:: DATASET EXCERPT

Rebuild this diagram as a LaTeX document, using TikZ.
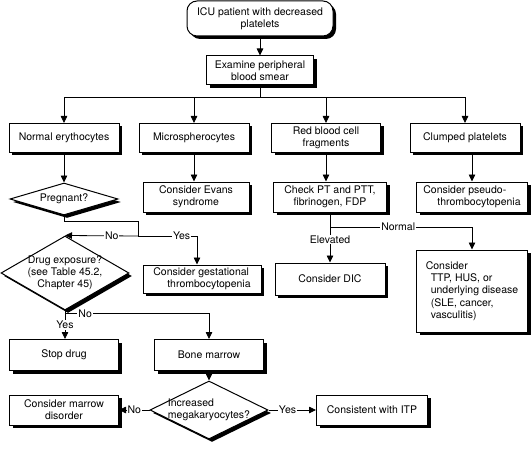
\documentclass[tikz,border=0pt]{standalone}
\usepackage{fontspec}
\setmainfont{TeX Gyre Heros}
\usetikzlibrary{shapes.geometric,shadows,arrows.meta}

\begin{document}
\begin{tikzpicture}[
    x=1pt, y=-1pt,
    boxshadow/.style={drop shadow={shadow xshift=3pt, shadow yshift=-3pt, fill=black, opacity=1}},
    flowbox/.style={rectangle, draw, line width=1pt, fill=white, boxshadow, inner sep=2pt, align=center, font=\fontsize{10.5}{12.2}\selectfont},
    flowdiamond/.style={diamond, draw, line width=1pt, fill=white, boxshadow, inner sep=0pt, align=center, font=\fontsize{10.5}{12.2}\selectfont},
    flowarrow/.style={-{Triangle[length=7pt,width=6.5pt]}, line width=0.8pt},
    flowline/.style={line width=0.8pt},
    flowlabel/.style={fill=white, inner sep=1pt, font=\fontsize{10.5}{12.2}\selectfont},
]
\useasboundingbox (0,0) rectangle (532,449);

\node[flowbox, rounded corners=10pt, minimum width=146pt, minimum height=35pt] (icu) at (260,18.5) {ICU patient with decreased\\platelets};
\node[flowbox, minimum width=107pt, minimum height=29pt] (smear) at (260,70.5) {Examine peripheral\\blood smear};
\coordinate (split) at (260,97);

\node[flowbox, minimum width=110pt, minimum height=29pt] (normal) at (64,138) {Normal erythocytes};
\node[flowbox, minimum width=110pt, minimum height=29pt] (micro)  at (194,138) {Microspherocytes};
\node[flowbox, minimum width=109pt, minimum height=29pt] (rbc)    at (326,138) {Red blood cell\\fragments};
\node[flowbox, minimum width=110pt, minimum height=29pt] (clump)  at (465,138) {Clumped platelets};

\node[flowdiamond, minimum width=108pt, minimum height=32pt, aspect=3.4] (preg) at (64,199) {Pregnant?};
\node[flowbox, minimum width=106pt, minimum height=30pt] (evans)  at (196,197) {Consider Evans\\syndrome};
\node[flowbox, minimum width=113pt, minimum height=30pt] (check)  at (330,197) {Check PT and PTT,\\fibrinogen, FDP};
\node[flowbox, minimum width=111pt, minimum height=30pt, align=left] (pseudo) at (472,197) {Consider pseudo-\\\hspace*{14pt}thrombocytopenia};

\coordinate (pj) at (138,236);
\coordinate (cj) at (330,227);
\node[flowdiamond, minimum width=128pt, minimum height=74pt, aspect=1.73, inner xsep=-6pt, inner ysep=-4pt] (drug) at (65,273) {Drug exposure?\\(see Table 45.2,\\Chapter 45)};
\node[flowbox, minimum width=118pt, minimum height=28pt, align=left] (gest) at (202,279) {Consider gestational\\\hspace*{14pt}thrombocytopenia};
\node[flowbox, minimum width=110pt, minimum height=32pt] (dic) at (330,279) {Consider DIC};
\node[flowbox, minimum width=111pt, minimum height=82pt, align=left] (ttp) at (472,291) {Consider\\\hspace*{5pt}TTP, HUS, or\\\hspace*{5pt}underlying disease\\\hspace*{5pt}(SLE, cancer,\\\hspace*{5pt}vasculitis)};

\node[flowbox, minimum width=109pt, minimum height=31pt] (stop) at (64,355) {Stop drug};
\node[flowbox, minimum width=109pt, minimum height=31pt] (bone) at (209,355) {Bone marrow};
\node[flowdiamond, minimum width=118pt, minimum height=58pt, aspect=2.03, inner xsep=-6pt, inner ysep=-3pt, align=left] (mega) at (209,410) {Increased\\megakaryocytes?};
\node[flowbox, minimum width=109pt, minimum height=30pt] (marrow) at (64,410) {Consider marrow\\disorder};
\node[flowbox, minimum width=111pt, minimum height=30pt] (itp) at (372,410) {Consistent with ITP};

% top of the chart
\draw[flowarrow] (icu) -- (smear);
\draw[flowline] (smear) -- (split);
\draw[flowarrow] (split) -| (normal);
\draw[flowarrow] (split) -| (micro);
\draw[flowarrow] (split) -| (rbc);
\draw[flowarrow] (split) -| (clump);

% second row
\draw[flowarrow] (normal) -- (preg);
\draw[flowarrow] (micro.south) -- (micro.south |- evans.north);
\draw[flowarrow] (rbc.south) -- (rbc.south |- check.north);
\draw[flowarrow] (pseudo |- clump.south) -- (pseudo);

% pregnant?
\draw[flowline] (preg.south) -- ++(0,6) -| (pj);
\draw[flowarrow] (pj) -- node[flowlabel, pos=0.36] {No} (drug.north);
\draw[flowarrow] (pj) -| node[flowlabel, pos=0.37] {Yes} ([xshift=-5pt]gest.north);

% coagulation tests
\draw[flowline] (check) -- (cj);
\draw[flowarrow] (cj) -- node[flowlabel, pos=0.35] {Elevated} (dic);
\draw[flowarrow] (cj) -| node[flowlabel, pos=0.24] {Normal} (ttp);

% drug exposure?
\draw[flowarrow] (drug.south) -- node[flowlabel] {Yes} (drug.south |- stop.north);
\draw[flowarrow] (drug.south) -- ++(0,3) -| node[flowlabel, pos=0.07] {No} (bone);

% bone marrow
\draw[flowarrow] (bone) -- (mega);
\draw[flowarrow] (mega) -- node[flowlabel] {No} (marrow);
\draw[flowarrow] (mega) -- node[flowlabel, pos=0.4] {Yes} (itp);
\end{tikzpicture}
\end{document}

::::

EXERCISE OBJECTIVE: Leaving out the pictures, repeat the data above exactly.

COMPLETED TASK:
Rebuild this diagram as a LaTeX document, using TikZ.
\documentclass[tikz,border=0pt]{standalone}
\usepackage{fontspec}
\setmainfont{TeX Gyre Heros}
\usetikzlibrary{shapes.geometric,shadows,arrows.meta}

\begin{document}
\begin{tikzpicture}[
    x=1pt, y=-1pt,
    boxshadow/.style={drop shadow={shadow xshift=3pt, shadow yshift=-3pt, fill=black, opacity=1}},
    flowbox/.style={rectangle, draw, line width=1pt, fill=white, boxshadow, inner sep=2pt, align=center, font=\fontsize{10.5}{12.2}\selectfont},
    flowdiamond/.style={diamond, draw, line width=1pt, fill=white, boxshadow, inner sep=0pt, align=center, font=\fontsize{10.5}{12.2}\selectfont},
    flowarrow/.style={-{Triangle[length=7pt,width=6.5pt]}, line width=0.8pt},
    flowline/.style={line width=0.8pt},
    flowlabel/.style={fill=white, inner sep=1pt, font=\fontsize{10.5}{12.2}\selectfont},
]
\useasboundingbox (0,0) rectangle (532,449);

\node[flowbox, rounded corners=10pt, minimum width=146pt, minimum height=35pt] (icu) at (260,18.5) {ICU patient with decreased\\platelets};
\node[flowbox, minimum width=107pt, minimum height=29pt] (smear) at (260,70.5) {Examine peripheral\\blood smear};
\coordinate (split) at (260,97);

\node[flowbox, minimum width=110pt, minimum height=29pt] (normal) at (64,138) {Normal erythocytes};
\node[flowbox, minimum width=110pt, minimum height=29pt] (micro)  at (194,138) {Microspherocytes};
\node[flowbox, minimum width=109pt, minimum height=29pt] (rbc)    at (326,138) {Red blood cell\\fragments};
\node[flowbox, minimum width=110pt, minimum height=29pt] (clump)  at (465,138) {Clumped platelets};

\node[flowdiamond, minimum width=108pt, minimum height=32pt, aspect=3.4] (preg) at (64,199) {Pregnant?};
\node[flowbox, minimum width=106pt, minimum height=30pt] (evans)  at (196,197) {Consider Evans\\syndrome};
\node[flowbox, minimum width=113pt, minimum height=30pt] (check)  at (330,197) {Check PT and PTT,\\fibrinogen, FDP};
\node[flowbox, minimum width=111pt, minimum height=30pt, align=left] (pseudo) at (472,197) {Consider pseudo-\\\hspace*{14pt}thrombocytopenia};

\coordinate (pj) at (138,236);
\coordinate (cj) at (330,227);
\node[flowdiamond, minimum width=128pt, minimum height=74pt, aspect=1.73, inner xsep=-6pt, inner ysep=-4pt] (drug) at (65,273) {Drug exposure?\\(see Table 45.2,\\Chapter 45)};
\node[flowbox, minimum width=118pt, minimum height=28pt, align=left] (gest) at (202,279) {Consider gestational\\\hspace*{14pt}thrombocytopenia};
\node[flowbox, minimum width=110pt, minimum height=32pt] (dic) at (330,279) {Consider DIC};
\node[flowbox, minimum width=111pt, minimum height=82pt, align=left] (ttp) at (472,291) {Consider\\\hspace*{5pt}TTP, HUS, or\\\hspace*{5pt}underlying disease\\\hspace*{5pt}(SLE, cancer,\\\hspace*{5pt}vasculitis)};

\node[flowbox, minimum width=109pt, minimum height=31pt] (stop) at (64,355) {Stop drug};
\node[flowbox, minimum width=109pt, minimum height=31pt] (bone) at (209,355) {Bone marrow};
\node[flowdiamond, minimum width=118pt, minimum height=58pt, aspect=2.03, inner xsep=-6pt, inner ysep=-3pt, align=left] (mega) at (209,410) {Increased\\megakaryocytes?};
\node[flowbox, minimum width=109pt, minimum height=30pt] (marrow) at (64,410) {Consider marrow\\disorder};
\node[flowbox, minimum width=111pt, minimum height=30pt] (itp) at (372,410) {Consistent with ITP};

% top of the chart
\draw[flowarrow] (icu) -- (smear);
\draw[flowline] (smear) -- (split);
\draw[flowarrow] (split) -| (normal);
\draw[flowarrow] (split) -| (micro);
\draw[flowarrow] (split) -| (rbc);
\draw[flowarrow] (split) -| (clump);

% second row
\draw[flowarrow] (normal) -- (preg);
\draw[flowarrow] (micro.south) -- (micro.south |- evans.north);
\draw[flowarrow] (rbc.south) -- (rbc.south |- check.north);
\draw[flowarrow] (pseudo |- clump.south) -- (pseudo);

% pregnant?
\draw[flowline] (preg.south) -- ++(0,6) -| (pj);
\draw[flowarrow] (pj) -- node[flowlabel, pos=0.36] {No} (drug.north);
\draw[flowarrow] (pj) -| node[flowlabel, pos=0.37] {Yes} ([xshift=-5pt]gest.north);

% coagulation tests
\draw[flowline] (check) -- (cj);
\draw[flowarrow] (cj) -- node[flowlabel, pos=0.35] {Elevated} (dic);
\draw[flowarrow] (cj) -| node[flowlabel, pos=0.24] {Normal} (ttp);

% drug exposure?
\draw[flowarrow] (drug.south) -- node[flowlabel] {Yes} (drug.south |- stop.north);
\draw[flowarrow] (drug.south) -- ++(0,3) -| node[flowlabel, pos=0.07] {No} (bone);

% bone marrow
\draw[flowarrow] (bone) -- (mega);
\draw[flowarrow] (mega) -- node[flowlabel] {No} (marrow);
\draw[flowarrow] (mega) -- node[flowlabel, pos=0.4] {Yes} (itp);
\end{tikzpicture}
\end{document}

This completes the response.